Work instructions: Give an exact copy of every line, leaving images out.

Collected data:
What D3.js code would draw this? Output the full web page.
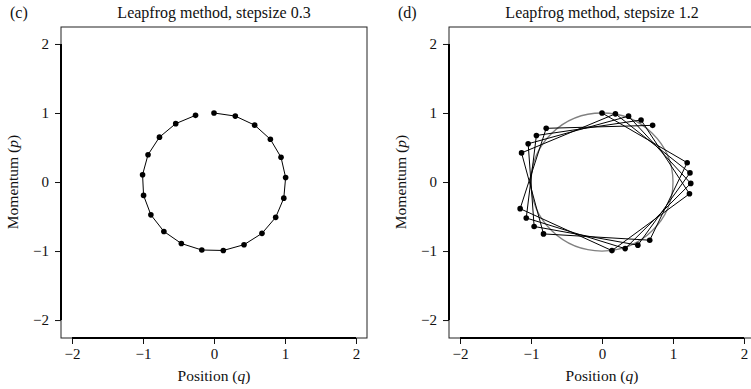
<!DOCTYPE html>
<html><head><meta charset="utf-8">
<script src="https://cdn.jsdelivr.net/npm/d3@7"></script>
<style>
body{margin:0;background:#fff;}
svg text{font-family:"Liberation Serif","DejaVu Serif",serif;fill:#111;}
</style></head>
<body><svg id="c" width="751" height="389"></svg>
<script>
// Leapfrog trajectories (position q, momentum p)
const qSmall = [0, 0.300, 0.573, 0.794, 0.944, 1.009, 0.983, 0.869, 0.676, 0.423, 0.131, -0.172, -0.460, -0.706, -0.889, -0.992, -1.006, -0.929, -0.768, -0.539, -0.260];
const pSmall = [1, 0.955, 0.824, 0.619, 0.358, 0.065, -0.234, -0.512, -0.744, -0.908, -0.992, -0.985, -0.891, -0.716, -0.476, -0.194, 0.106, 0.396, 0.650, 0.846, 0.966];
const qLarge = [0, 1.200, 0.672, -0.824, -1.133, 0.189, 1.239, 0.505, -0.956, -1.040, 0.374, 1.250, 0.326, -1.067, -0.924, 0.550, 1.232, 0.140, -1.153, -0.786, 0.713];
const pLarge = [1, 0.280, -0.843, -0.752, 0.422, 0.988, 0.132, -0.915, -0.644, 0.554, 0.954, -0.020, -0.965, -0.521, 0.674, 0.898, -0.171, -0.994, -0.386, 0.778, 0.821];
const ticks = [-2, -1, 0, 1, 2];
const panelLabels = ["(c)", "(d)"];
const titles = ["Leapfrog method, stepsize 0.3", "Leapfrog method, stepsize 1.2"];
const xLabel = "Position";
const yLabel = "Momentum";

const svg = d3.select("#c");
const panels = [
  {left: 61, q: qSmall, p: pSmall, circle: false},
  {left: 449, q: qLarge, p: pLarge, circle: true}
];
const plotTop = 27, plotBottom = 338, plotWidth = 306;

panels.forEach((P, i) => {
  const x = d3.scaleLinear().domain([-2.155, 2.155]).range([P.left, P.left + plotWidth]);
  const y = d3.scaleLinear().domain([-2.26, 2.246]).range([plotBottom, plotTop]);
  const g = svg.append("g");

  g.append("rect").attr("x", P.left).attr("y", plotTop).attr("width", plotWidth).attr("height", plotBottom - plotTop)
    .attr("fill", "none").attr("stroke", "#222").attr("stroke-width", 1);

  const xa = g.append("g").attr("transform", `translate(0,${plotBottom})`)
    .call(d3.axisBottom(x).tickValues(ticks).tickSize(6).tickPadding(4).tickFormat(d3.format("d")));
  const ya = g.append("g").attr("transform", `translate(${P.left},0)`)
    .call(d3.axisLeft(y).tickValues(ticks).tickSize(6).tickPadding(6).tickFormat(d3.format("d")));
  [xa, ya].forEach(a => {
    a.select(".domain").remove();
    a.selectAll(".tick line").attr("stroke", "#111").attr("stroke-width", 1);
    a.selectAll(".tick text").attr("font-size", 15).attr("fill", "#111")
      .style("font-family", '"Liberation Serif","DejaVu Serif",serif');
  });
  g.append("line").attr("x1", x(-2)).attr("x2", x(2)).attr("y1", plotBottom).attr("y2", plotBottom)
    .attr("stroke", "#000").attr("stroke-width", 2);
  g.append("line").attr("x1", P.left).attr("x2", P.left).attr("y1", y(-2)).attr("y2", y(2))
    .attr("stroke", "#000").attr("stroke-width", 2);

  if (P.circle) {
    g.append("ellipse").attr("cx", x(0)).attr("cy", y(0))
      .attr("rx", x(1) - x(0)).attr("ry", y(0) - y(1))
      .attr("fill", "none").attr("stroke", "#808080").attr("stroke-width", 1.3);
  }

  const pts = P.q.map((v, k) => [v, P.p[k]]);
  const line = d3.line().x(d => x(d[0])).y(d => y(d[1]));
  g.append("path").attr("d", line(pts)).attr("fill", "none").attr("stroke", "#000").attr("stroke-width", 1);
  g.selectAll("circle.pt").data(pts).enter().append("circle").attr("class", "pt")
    .attr("cx", d => x(d[0])).attr("cy", d => y(d[1])).attr("r", 2.8).attr("fill", "#000");

  g.append("text").attr("x", x(0)).attr("y", 18).attr("text-anchor", "middle").attr("font-size", 16).text(titles[i]);
  g.append("text").attr("x", P.left - 51).attr("y", 18).attr("font-size", 16).text(panelLabels[i]);
  const xl = g.append("text").attr("x", x(0)).attr("y", 381).attr("text-anchor", "middle").attr("font-size", 15.5);
  xl.append("tspan").text(xLabel + " (");
  xl.append("tspan").attr("font-style", "italic").text("q");
  xl.append("tspan").text(")");
  const yl = g.append("text").attr("transform", `translate(${P.left - 43},${y(0)}) rotate(-90)`)
    .attr("text-anchor", "middle").attr("font-size", 15.5);
  yl.append("tspan").text(yLabel + " (");
  yl.append("tspan").attr("font-style", "italic").text("p");
  yl.append("tspan").text(")");
});
</script></body></html>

Output of the exercise:
What D3.js code would draw this? Output the full web page.
<!DOCTYPE html>
<html><head><meta charset="utf-8">
<script src="https://cdn.jsdelivr.net/npm/d3@7"></script>
<style>
body{margin:0;background:#fff;}
svg text{font-family:"Liberation Serif","DejaVu Serif",serif;fill:#111;}
</style></head>
<body><svg id="c" width="751" height="389"></svg>
<script>
// Leapfrog trajectories (position q, momentum p)
const qSmall = [0, 0.300, 0.573, 0.794, 0.944, 1.009, 0.983, 0.869, 0.676, 0.423, 0.131, -0.172, -0.460, -0.706, -0.889, -0.992, -1.006, -0.929, -0.768, -0.539, -0.260];
const pSmall = [1, 0.955, 0.824, 0.619, 0.358, 0.065, -0.234, -0.512, -0.744, -0.908, -0.992, -0.985, -0.891, -0.716, -0.476, -0.194, 0.106, 0.396, 0.650, 0.846, 0.966];
const qLarge = [0, 1.200, 0.672, -0.824, -1.133, 0.189, 1.239, 0.505, -0.956, -1.040, 0.374, 1.250, 0.326, -1.067, -0.924, 0.550, 1.232, 0.140, -1.153, -0.786, 0.713];
const pLarge = [1, 0.280, -0.843, -0.752, 0.422, 0.988, 0.132, -0.915, -0.644, 0.554, 0.954, -0.020, -0.965, -0.521, 0.674, 0.898, -0.171, -0.994, -0.386, 0.778, 0.821];
const ticks = [-2, -1, 0, 1, 2];
const panelLabels = ["(c)", "(d)"];
const titles = ["Leapfrog method, stepsize 0.3", "Leapfrog method, stepsize 1.2"];
const xLabel = "Position";
const yLabel = "Momentum";

const svg = d3.select("#c");
const panels = [
  {left: 61, q: qSmall, p: pSmall, circle: false},
  {left: 449, q: qLarge, p: pLarge, circle: true}
];
const plotTop = 27, plotBottom = 338, plotWidth = 306;

panels.forEach((P, i) => {
  const x = d3.scaleLinear().domain([-2.155, 2.155]).range([P.left, P.left + plotWidth]);
  const y = d3.scaleLinear().domain([-2.26, 2.246]).range([plotBottom, plotTop]);
  const g = svg.append("g");

  g.append("rect").attr("x", P.left).attr("y", plotTop).attr("width", plotWidth).attr("height", plotBottom - plotTop)
    .attr("fill", "none").attr("stroke", "#222").attr("stroke-width", 1);

  const xa = g.append("g").attr("transform", `translate(0,${plotBottom})`)
    .call(d3.axisBottom(x).tickValues(ticks).tickSize(6).tickPadding(4).tickFormat(d3.format("d")));
  const ya = g.append("g").attr("transform", `translate(${P.left},0)`)
    .call(d3.axisLeft(y).tickValues(ticks).tickSize(6).tickPadding(6).tickFormat(d3.format("d")));
  [xa, ya].forEach(a => {
    a.select(".domain").remove();
    a.selectAll(".tick line").attr("stroke", "#111").attr("stroke-width", 1);
    a.selectAll(".tick text").attr("font-size", 15).attr("fill", "#111")
      .style("font-family", '"Liberation Serif","DejaVu Serif",serif');
  });
  g.append("line").attr("x1", x(-2)).attr("x2", x(2)).attr("y1", plotBottom).attr("y2", plotBottom)
    .attr("stroke", "#000").attr("stroke-width", 2);
  g.append("line").attr("x1", P.left).attr("x2", P.left).attr("y1", y(-2)).attr("y2", y(2))
    .attr("stroke", "#000").attr("stroke-width", 2);

  if (P.circle) {
    g.append("ellipse").attr("cx", x(0)).attr("cy", y(0))
      .attr("rx", x(1) - x(0)).attr("ry", y(0) - y(1))
      .attr("fill", "none").attr("stroke", "#808080").attr("stroke-width", 1.3);
  }

  const pts = P.q.map((v, k) => [v, P.p[k]]);
  const line = d3.line().x(d => x(d[0])).y(d => y(d[1]));
  g.append("path").attr("d", line(pts)).attr("fill", "none").attr("stroke", "#000").attr("stroke-width", 1);
  g.selectAll("circle.pt").data(pts).enter().append("circle").attr("class", "pt")
    .attr("cx", d => x(d[0])).attr("cy", d => y(d[1])).attr("r", 2.8).attr("fill", "#000");

  g.append("text").attr("x", x(0)).attr("y", 18).attr("text-anchor", "middle").attr("font-size", 16).text(titles[i]);
  g.append("text").attr("x", P.left - 51).attr("y", 18).attr("font-size", 16).text(panelLabels[i]);
  const xl = g.append("text").attr("x", x(0)).attr("y", 381).attr("text-anchor", "middle").attr("font-size", 15.5);
  xl.append("tspan").text(xLabel + " (");
  xl.append("tspan").attr("font-style", "italic").text("q");
  xl.append("tspan").text(")");
  const yl = g.append("text").attr("transform", `translate(${P.left - 43},${y(0)}) rotate(-90)`)
    .attr("text-anchor", "middle").attr("font-size", 15.5);
  yl.append("tspan").text(yLabel + " (");
  yl.append("tspan").attr("font-style", "italic").text("p");
  yl.append("tspan").text(")");
});
</script></body></html>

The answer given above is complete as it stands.